Disclaimer, I wrote the article.

> I'm not fond of the implication at the end that scraping is justifiable because old websites are dinosaurs without APIs, and those websites are jerks for not doing so, and therefore scraping is the moral thing to do.

It was not my intention to give that implication. The main implication behind CityBikes is that public services should already provide this information since, well, it is a public service. On the same line, a private company providing a public service should already do so. See motives [1].

> I've scraped my share of BuzzFeed data and Foursquare data to make data visualizations (with the latter explicitly saying "don't scrape" in their Terms). But if either one told me to stop and take down my results, I would not contest, since data is what drives the Internet ecosystem.

Same as CityBikes is doing. If we receive a cease and desist, we remove their service from our API. As for Foursquare, I do not see Foursquare as a public service. Your taxdollars at work, and all that.

I tried to keep the article balanced but maybe it wasn't clear. There are many transportation companies willing and happy to be scraped, or looking forward to provide their information for people to reuse [2].

[1]: https://blog.scrapinghub.com/2016/03/30/web-scraping-to-crea...

[2]: http://nabsa.net/current-members/

link

seanp2k2 3739 days ago

Why does your blog intentionally crash browsers that it thinks are Safari?

link

mryan 3739 days ago

You appear to have replied to the wrong comment. ScrapingHub is not the site that attempts to crash Safari - that is weboob.

link

fucking_tragedy 3739 days ago

What do you mean by intentionally?

link

kh_hk 3740 days ago

> For the record, neither service did; in fact, both tried to recruit me as a result of the visualizations. The difference is that I am not using the data to create a direct competitor that could cause them to lose business.

I do not understand that implication. How is providing bike share information creating a competitor? I can't run a bike sharing service.

link

minimaxir 3740 days ago

Less a competitor, more a non-canonical source of information that they cannot manage.

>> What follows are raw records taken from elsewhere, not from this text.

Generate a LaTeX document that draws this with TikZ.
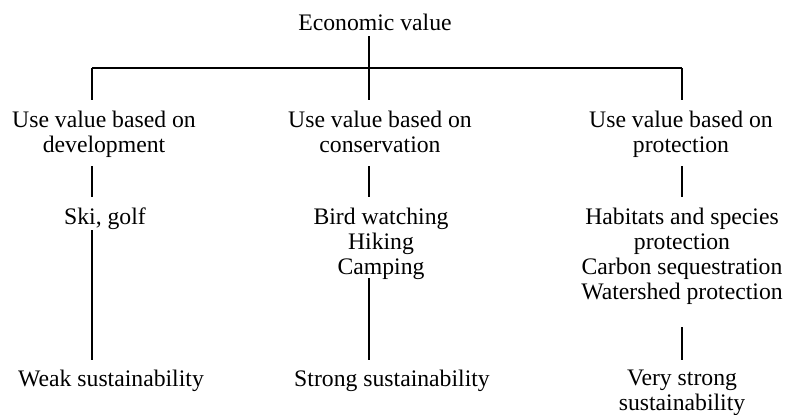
\documentclass[tikz,border=0pt]{standalone}
\usepackage{fontspec}
\setmainfont{Liberation Serif}
\begin{document}
\begin{tikzpicture}[x=0.5pt,y=-0.5pt,
  lbl/.style={inner sep=0pt, align=center, font=\fontsize{11.85}{12.5}\selectfont},
  conn/.style={line width=0.7pt, line cap=butt}]
\useasboundingbox (0,0) rectangle (785,414);
% texts
\node[lbl] (econ) at (375,22) {Economic value};
\node[lbl] (u1) at (104,134) {Use value based on\\development};
\node[lbl] (u2) at (380,131.5) {Use value based on\\conservation};
\node[lbl] (u3) at (681,134) {Use value based on\\protection};
\node[lbl] (s1) at (105,219) {Ski, golf};
\node[lbl] (s2) at (381,244) {Bird watching\\Hiking\\Camping};
\node[lbl] (s3) at (682,256) {Habitats and species\\protection\\Carbon sequestration\\Watershed protection};
\node[lbl] (w1) at (111,381) {Weak sustainability};
\node[lbl] (w2) at (392,381) {Strong sustainability};
\node[lbl] (w3) at (682,393) {Very strong\\sustainability};
% junction points
\coordinate (b1) at (92,68);
\coordinate (b2) at (369,68);
\coordinate (b3) at (682,68);
\coordinate (e0) at (369,36);
\coordinate (t1) at (92,100);
\coordinate (t2) at (369,100);
\coordinate (t3) at (682,100);
\coordinate (m1a) at (92,166);  \coordinate (m1b) at (92,197);
\coordinate (m2a) at (369,166); \coordinate (m2b) at (369,197);
\coordinate (m3a) at (682,166); \coordinate (m3b) at (682,197);
\coordinate (n1a) at (92,230);  \coordinate (n1b) at (92,360);
\coordinate (n2a) at (369,278); \coordinate (n2b) at (369,360);
\coordinate (n3a) at (682,327); \coordinate (n3b) at (682,360);
% connectors
\draw[conn] (e0) -- (b2);
\draw[conn] (b1) -- (b3);
\draw[conn] (b1) -- (t1);
\draw[conn] (b2) -- (t2);
\draw[conn] (b3) -- (t3);
\draw[conn] (m1a) -- (m1b);
\draw[conn] (m2a) -- (m2b);
\draw[conn] (m3a) -- (m3b);
\draw[conn] (n1a) -- (n1b);
\draw[conn] (n2a) -- (n2b);
\draw[conn] (n3a) -- (n3b);
\end{tikzpicture}
\end{document}
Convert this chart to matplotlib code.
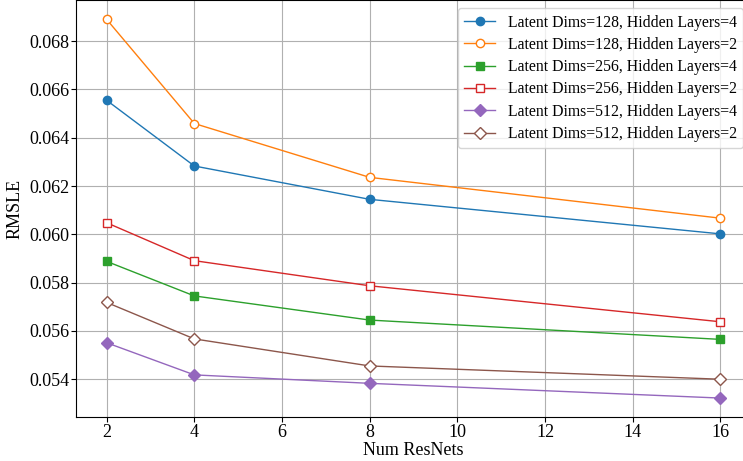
import matplotlib.pyplot as plt

plt.rcParams['font.family'] = ['Liberation Serif', 'DejaVu Serif']
plt.rcParams['mathtext.fontset'] = 'stix'

# data
num_resnets = [2, 4, 8, 16]
ld128_hl4 = [0.06555, 0.06283, 0.06145, 0.06002]
ld128_hl2 = [0.06890, 0.06459, 0.06236, 0.06067]
ld256_hl4 = [0.05888, 0.05745, 0.05645, 0.05565]
ld256_hl2 = [0.06048, 0.05891, 0.05787, 0.05638]
ld512_hl4 = [0.05551, 0.05418, 0.05383, 0.05322]
ld512_hl2 = [0.05718, 0.05567, 0.05455, 0.05400]

series = [
    ('Latent Dims=128, Hidden Layers=4', ld128_hl4, 'tab:blue', 'o', True),
    ('Latent Dims=128, Hidden Layers=2', ld128_hl2, 'tab:orange', 'o', False),
    ('Latent Dims=256, Hidden Layers=4', ld256_hl4, 'tab:green', 's', True),
    ('Latent Dims=256, Hidden Layers=2', ld256_hl2, 'tab:red', 's', False),
    ('Latent Dims=512, Hidden Layers=4', ld512_hl4, 'tab:purple', 'D', True),
    ('Latent Dims=512, Hidden Layers=2', ld512_hl2, 'tab:brown', 'D', False),
]

fig = plt.figure(figsize=(7.43, 4.61), dpi=100)
# the reference is a crop: right spine falls just outside the picture
ax = fig.add_axes([76 / 743, 44 / 461, 675 / 743, 416.5 / 461])

for label, vals, color, marker, filled in series:
    ax.plot(num_resnets, vals, color=color, marker=marker, linewidth=1.0,
            markersize=6, markerfacecolor=color if filled else 'white',
            markeredgecolor=color, label=label)

ax.set_xlabel('Num ResNets', fontsize=13, labelpad=1)
ax.set_ylabel('RMSLE', fontsize=13, labelpad=4)
ax.tick_params(labelsize=13, pad=1.5)
ax.grid(True)
ax.legend(loc='upper right', fontsize=11.3, labelspacing=0.4)

fig.savefig('out.png', dpi=100)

If your offshoot were to misrepresent data, for example, then you would become a liability, even if you weren't making money.

link

chrisweekly 3740 days ago

Random tangent: your comment about unmanaged non-canonical misrepresented data reminds me of Zillow, who publish "facts" about real estate transactions, with no mechanism for error correction. Afrw years ago they posted an erroneous sale of my house -- which transaction never took place -- listing a sale price 20% lower than we'd paid for it. It directly harmed me, when we later tried to sell the house, when potential buyers cited zillow's "estimates" which of course were artificially, drastically lower because of the phantom transaction. There was no avenue for recourse; angry tweets got a half-baked response from a junior social media person, but it was never resolved. I wonder how many others zillow must have messed up.

link

kh_hk 3740 days ago

That's a fair point. Easily enforceable by a proper license. One example is ETALAB open data license.

link

jdc 3739 days ago

Why do you think scraping needs justifying in the first place?

link

unsettledtck 3740 days ago

Out of curiosity, where are the boundaries of your gray area when it comes to scraping?

link

minimaxir 3740 days ago

If the service has an API with a fair rate limit (Foursquare does at 5000 requests/hour), I believe that is ok, since that implies their architecture is built for massive data requests. On the other hand, bypassing those rate limits with proxies is definitely bad.

If a website does not have an API (BuzzFeed), I take care to only collect data that I need. Not anything that would damage the business. (E.g entire articles). Consequently, I sanitize the data of such things if I decide to release the dataset.

link